## Start

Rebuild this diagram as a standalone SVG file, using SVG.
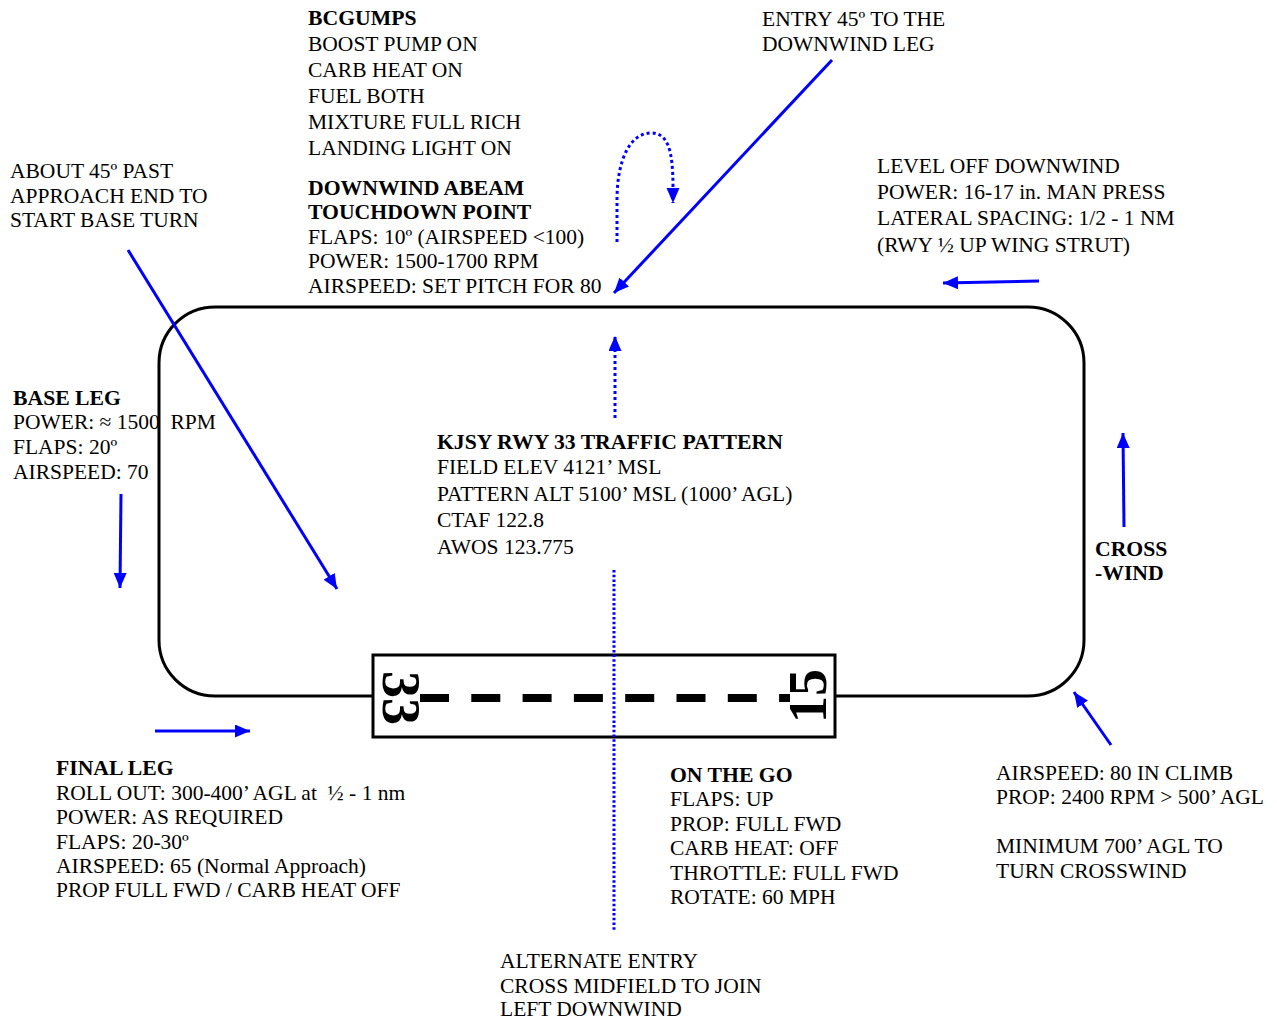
<svg xmlns="http://www.w3.org/2000/svg" width="1277" height="1016" viewBox="0 0 1277 1016">
<defs>
<style>
text{font-family:"Liberation Serif","Times New Roman",serif;font-size:21.5px;fill:#000;white-space:pre}
.b{font-weight:bold;font-size:21.7px}
.pat{fill:none;stroke:#000;stroke-width:3}
.arr{fill:none;stroke:#0000ff;stroke-width:3}
.dot{fill:none;stroke:#0000ff;stroke-width:3;stroke-dasharray:3 3}
.dot2{fill:none;stroke:#0000ff;stroke-width:3;stroke-dasharray:2.5 2.2}
</style>
<marker id="ah" markerUnits="userSpaceOnUse" markerWidth="16" markerHeight="14" refX="15" refY="6.5" orient="auto">
<path d="M0,0 L15,6.5 L0,13 z" fill="#0000ff"/>
</marker>
</defs>
<rect width="1277" height="1016" fill="#fff"/>

<g id="pattern">
<rect class="pat" x="159" y="307" width="925" height="389" rx="56" ry="56"/>
</g>

<g id="runway">
<rect x="373" y="655" width="462" height="82" fill="#fff" stroke="#000" stroke-width="3"/>
<line x1="420" y1="698" x2="790" y2="698" stroke="#000" stroke-width="8" stroke-dasharray="29 22.3"/>
<text class="b" transform="translate(383,671) rotate(90)" style="font-size:54px">33</text>
<text class="b" transform="translate(826,723) rotate(-90)" style="font-size:54px">15</text>
</g>

<g id="connectors">
<line class="arr" x1="832" y1="60" x2="614" y2="293" marker-end="url(#ah)"/>
<path class="dot" d="M617,242 L617,200 C617,160 630,133 651,133 C668,133 673,150 673,188 L673,203" marker-end="url(#ah)"/>
<line class="dot" x1="615" y1="418" x2="615" y2="336" marker-end="url(#ah)"/>
<line class="dot2" x1="614" y1="570" x2="614" y2="932"/>
<line class="arr" x1="1039" y1="281" x2="943" y2="283" marker-end="url(#ah)"/>
<line class="arr" x1="128" y1="250" x2="337" y2="589" marker-end="url(#ah)"/>
<line class="arr" x1="121" y1="494" x2="120" y2="588" marker-end="url(#ah)"/>
<line class="arr" x1="155" y1="731" x2="250" y2="731" marker-end="url(#ah)"/>
<line class="arr" x1="1124" y1="527" x2="1123" y2="433" marker-end="url(#ah)"/>
<line class="arr" x1="1111" y1="745" x2="1074" y2="692" marker-end="url(#ah)"/>
</g>

<g id="bcgumps">
<text class="b" x="308" y="25">BCGUMPS</text>
<text x="308" y="51">BOOST PUMP ON</text>
<text x="308" y="77">CARB HEAT ON</text>
<text x="308" y="103">FUEL BOTH</text>
<text x="308" y="129">MIXTURE FULL RICH</text>
<text x="308" y="155">LANDING LIGHT ON</text>
</g>

<g id="downwind-abeam">
<text class="b" x="308" y="195">DOWNWIND ABEAM</text>
<text class="b" x="308" y="219">TOUCHDOWN POINT</text>
<text x="308" y="244">FLAPS: 10º (AIRSPEED &lt;100)</text>
<text x="308" y="268">POWER: 1500-1700 RPM</text>
<text x="308" y="293">AIRSPEED: SET PITCH FOR 80</text>
</g>

<g id="entry">
<text x="762" y="26">ENTRY 45º TO THE</text>
<text x="762" y="51">DOWNWIND LEG</text>
</g>

<g id="base-turn">
<text x="10" y="178">ABOUT 45º PAST</text>
<text x="10" y="203">APPROACH END TO</text>
<text x="10" y="227">START BASE TURN</text>
</g>

<g id="level-off">
<text x="877" y="173">LEVEL OFF DOWNWIND</text>
<text x="877" y="199">POWER: 16-17 in. MAN PRESS</text>
<text x="877" y="225">LATERAL SPACING: 1/2 - 1 NM</text>
<text x="877" y="252">(RWY ½ UP WING STRUT)</text>
</g>

<g id="base-leg">
<text class="b" x="13" y="405">BASE LEG</text>
<text x="13" y="429">POWER: ≈ 1500  RPM</text>
<text x="13" y="454">FLAPS: 20º</text>
<text x="13" y="479">AIRSPEED: 70</text>
</g>

<g id="title">
<text class="b" x="437" y="449">KJSY RWY 33 TRAFFIC PATTERN</text>
<text x="437" y="474">FIELD ELEV 4121’ MSL</text>
<text x="437" y="501">PATTERN ALT 5100’ MSL (1000’ AGL)</text>
<text x="437" y="527">CTAF 122.8</text>
<text x="437" y="554">AWOS 123.775</text>
</g>

<g id="crosswind">
<text class="b" x="1095" y="556">CROSS</text>
<text class="b" x="1095" y="580">-WIND</text>
</g>

<g id="final-leg">
<text class="b" x="56" y="775">FINAL LEG</text>
<text x="56" y="800">ROLL OUT: 300-400’ AGL at  ½ - 1 nm</text>
<text x="56" y="824">POWER: AS REQUIRED</text>
<text x="56" y="849">FLAPS: 20-30º</text>
<text x="56" y="873">AIRSPEED: 65 (Normal Approach)</text>
<text x="56" y="897">PROP FULL FWD / CARB HEAT OFF</text>
</g>

<g id="on-the-go">
<text class="b" x="670" y="782">ON THE GO</text>
<text x="670" y="806">FLAPS: UP</text>
<text x="670" y="831">PROP: FULL FWD</text>
<text x="670" y="855">CARB HEAT: OFF</text>
<text x="670" y="880">THROTTLE: FULL FWD</text>
<text x="670" y="904">ROTATE: 60 MPH</text>
</g>

<g id="climb">
<text x="996" y="780">AIRSPEED: 80 IN CLIMB</text>
<text x="996" y="804">PROP: 2400 RPM &gt; 500’ AGL</text>
<text x="996" y="853">MINIMUM 700’ AGL TO</text>
<text x="996" y="878">TURN CROSSWIND</text>
</g>

<g id="alternate-entry">
<text x="500" y="968">ALTERNATE ENTRY</text>
<text x="500" y="993">CROSS MIDFIELD TO JOIN</text>
<text x="500" y="1016">LEFT DOWNWIND</text>
</g>
</svg>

## End

STATED PROBLEM — Omit the pictures, then quote the rest of the material above exactly.

TASK SOLUTION —
Rebuild this diagram as a standalone SVG file, using SVG.
<svg xmlns="http://www.w3.org/2000/svg" width="1277" height="1016" viewBox="0 0 1277 1016">
<defs>
<style>
text{font-family:"Liberation Serif","Times New Roman",serif;font-size:21.5px;fill:#000;white-space:pre}
.b{font-weight:bold;font-size:21.7px}
.pat{fill:none;stroke:#000;stroke-width:3}
.arr{fill:none;stroke:#0000ff;stroke-width:3}
.dot{fill:none;stroke:#0000ff;stroke-width:3;stroke-dasharray:3 3}
.dot2{fill:none;stroke:#0000ff;stroke-width:3;stroke-dasharray:2.5 2.2}
</style>
<marker id="ah" markerUnits="userSpaceOnUse" markerWidth="16" markerHeight="14" refX="15" refY="6.5" orient="auto">
<path d="M0,0 L15,6.5 L0,13 z" fill="#0000ff"/>
</marker>
</defs>
<rect width="1277" height="1016" fill="#fff"/>

<g id="pattern">
<rect class="pat" x="159" y="307" width="925" height="389" rx="56" ry="56"/>
</g>

<g id="runway">
<rect x="373" y="655" width="462" height="82" fill="#fff" stroke="#000" stroke-width="3"/>
<line x1="420" y1="698" x2="790" y2="698" stroke="#000" stroke-width="8" stroke-dasharray="29 22.3"/>
<text class="b" transform="translate(383,671) rotate(90)" style="font-size:54px">33</text>
<text class="b" transform="translate(826,723) rotate(-90)" style="font-size:54px">15</text>
</g>

<g id="connectors">
<line class="arr" x1="832" y1="60" x2="614" y2="293" marker-end="url(#ah)"/>
<path class="dot" d="M617,242 L617,200 C617,160 630,133 651,133 C668,133 673,150 673,188 L673,203" marker-end="url(#ah)"/>
<line class="dot" x1="615" y1="418" x2="615" y2="336" marker-end="url(#ah)"/>
<line class="dot2" x1="614" y1="570" x2="614" y2="932"/>
<line class="arr" x1="1039" y1="281" x2="943" y2="283" marker-end="url(#ah)"/>
<line class="arr" x1="128" y1="250" x2="337" y2="589" marker-end="url(#ah)"/>
<line class="arr" x1="121" y1="494" x2="120" y2="588" marker-end="url(#ah)"/>
<line class="arr" x1="155" y1="731" x2="250" y2="731" marker-end="url(#ah)"/>
<line class="arr" x1="1124" y1="527" x2="1123" y2="433" marker-end="url(#ah)"/>
<line class="arr" x1="1111" y1="745" x2="1074" y2="692" marker-end="url(#ah)"/>
</g>

<g id="bcgumps">
<text class="b" x="308" y="25">BCGUMPS</text>
<text x="308" y="51">BOOST PUMP ON</text>
<text x="308" y="77">CARB HEAT ON</text>
<text x="308" y="103">FUEL BOTH</text>
<text x="308" y="129">MIXTURE FULL RICH</text>
<text x="308" y="155">LANDING LIGHT ON</text>
</g>

<g id="downwind-abeam">
<text class="b" x="308" y="195">DOWNWIND ABEAM</text>
<text class="b" x="308" y="219">TOUCHDOWN POINT</text>
<text x="308" y="244">FLAPS: 10º (AIRSPEED &lt;100)</text>
<text x="308" y="268">POWER: 1500-1700 RPM</text>
<text x="308" y="293">AIRSPEED: SET PITCH FOR 80</text>
</g>

<g id="entry">
<text x="762" y="26">ENTRY 45º TO THE</text>
<text x="762" y="51">DOWNWIND LEG</text>
</g>

<g id="base-turn">
<text x="10" y="178">ABOUT 45º PAST</text>
<text x="10" y="203">APPROACH END TO</text>
<text x="10" y="227">START BASE TURN</text>
</g>

<g id="level-off">
<text x="877" y="173">LEVEL OFF DOWNWIND</text>
<text x="877" y="199">POWER: 16-17 in. MAN PRESS</text>
<text x="877" y="225">LATERAL SPACING: 1/2 - 1 NM</text>
<text x="877" y="252">(RWY ½ UP WING STRUT)</text>
</g>

<g id="base-leg">
<text class="b" x="13" y="405">BASE LEG</text>
<text x="13" y="429">POWER: ≈ 1500  RPM</text>
<text x="13" y="454">FLAPS: 20º</text>
<text x="13" y="479">AIRSPEED: 70</text>
</g>

<g id="title">
<text class="b" x="437" y="449">KJSY RWY 33 TRAFFIC PATTERN</text>
<text x="437" y="474">FIELD ELEV 4121’ MSL</text>
<text x="437" y="501">PATTERN ALT 5100’ MSL (1000’ AGL)</text>
<text x="437" y="527">CTAF 122.8</text>
<text x="437" y="554">AWOS 123.775</text>
</g>

<g id="crosswind">
<text class="b" x="1095" y="556">CROSS</text>
<text class="b" x="1095" y="580">-WIND</text>
</g>

<g id="final-leg">
<text class="b" x="56" y="775">FINAL LEG</text>
<text x="56" y="800">ROLL OUT: 300-400’ AGL at  ½ - 1 nm</text>
<text x="56" y="824">POWER: AS REQUIRED</text>
<text x="56" y="849">FLAPS: 20-30º</text>
<text x="56" y="873">AIRSPEED: 65 (Normal Approach)</text>
<text x="56" y="897">PROP FULL FWD / CARB HEAT OFF</text>
</g>

<g id="on-the-go">
<text class="b" x="670" y="782">ON THE GO</text>
<text x="670" y="806">FLAPS: UP</text>
<text x="670" y="831">PROP: FULL FWD</text>
<text x="670" y="855">CARB HEAT: OFF</text>
<text x="670" y="880">THROTTLE: FULL FWD</text>
<text x="670" y="904">ROTATE: 60 MPH</text>
</g>

<g id="climb">
<text x="996" y="780">AIRSPEED: 80 IN CLIMB</text>
<text x="996" y="804">PROP: 2400 RPM &gt; 500’ AGL</text>
<text x="996" y="853">MINIMUM 700’ AGL TO</text>
<text x="996" y="878">TURN CROSSWIND</text>
</g>

<g id="alternate-entry">
<text x="500" y="968">ALTERNATE ENTRY</text>
<text x="500" y="993">CROSS MIDFIELD TO JOIN</text>
<text x="500" y="1016">LEFT DOWNWIND</text>
</g>
</svg>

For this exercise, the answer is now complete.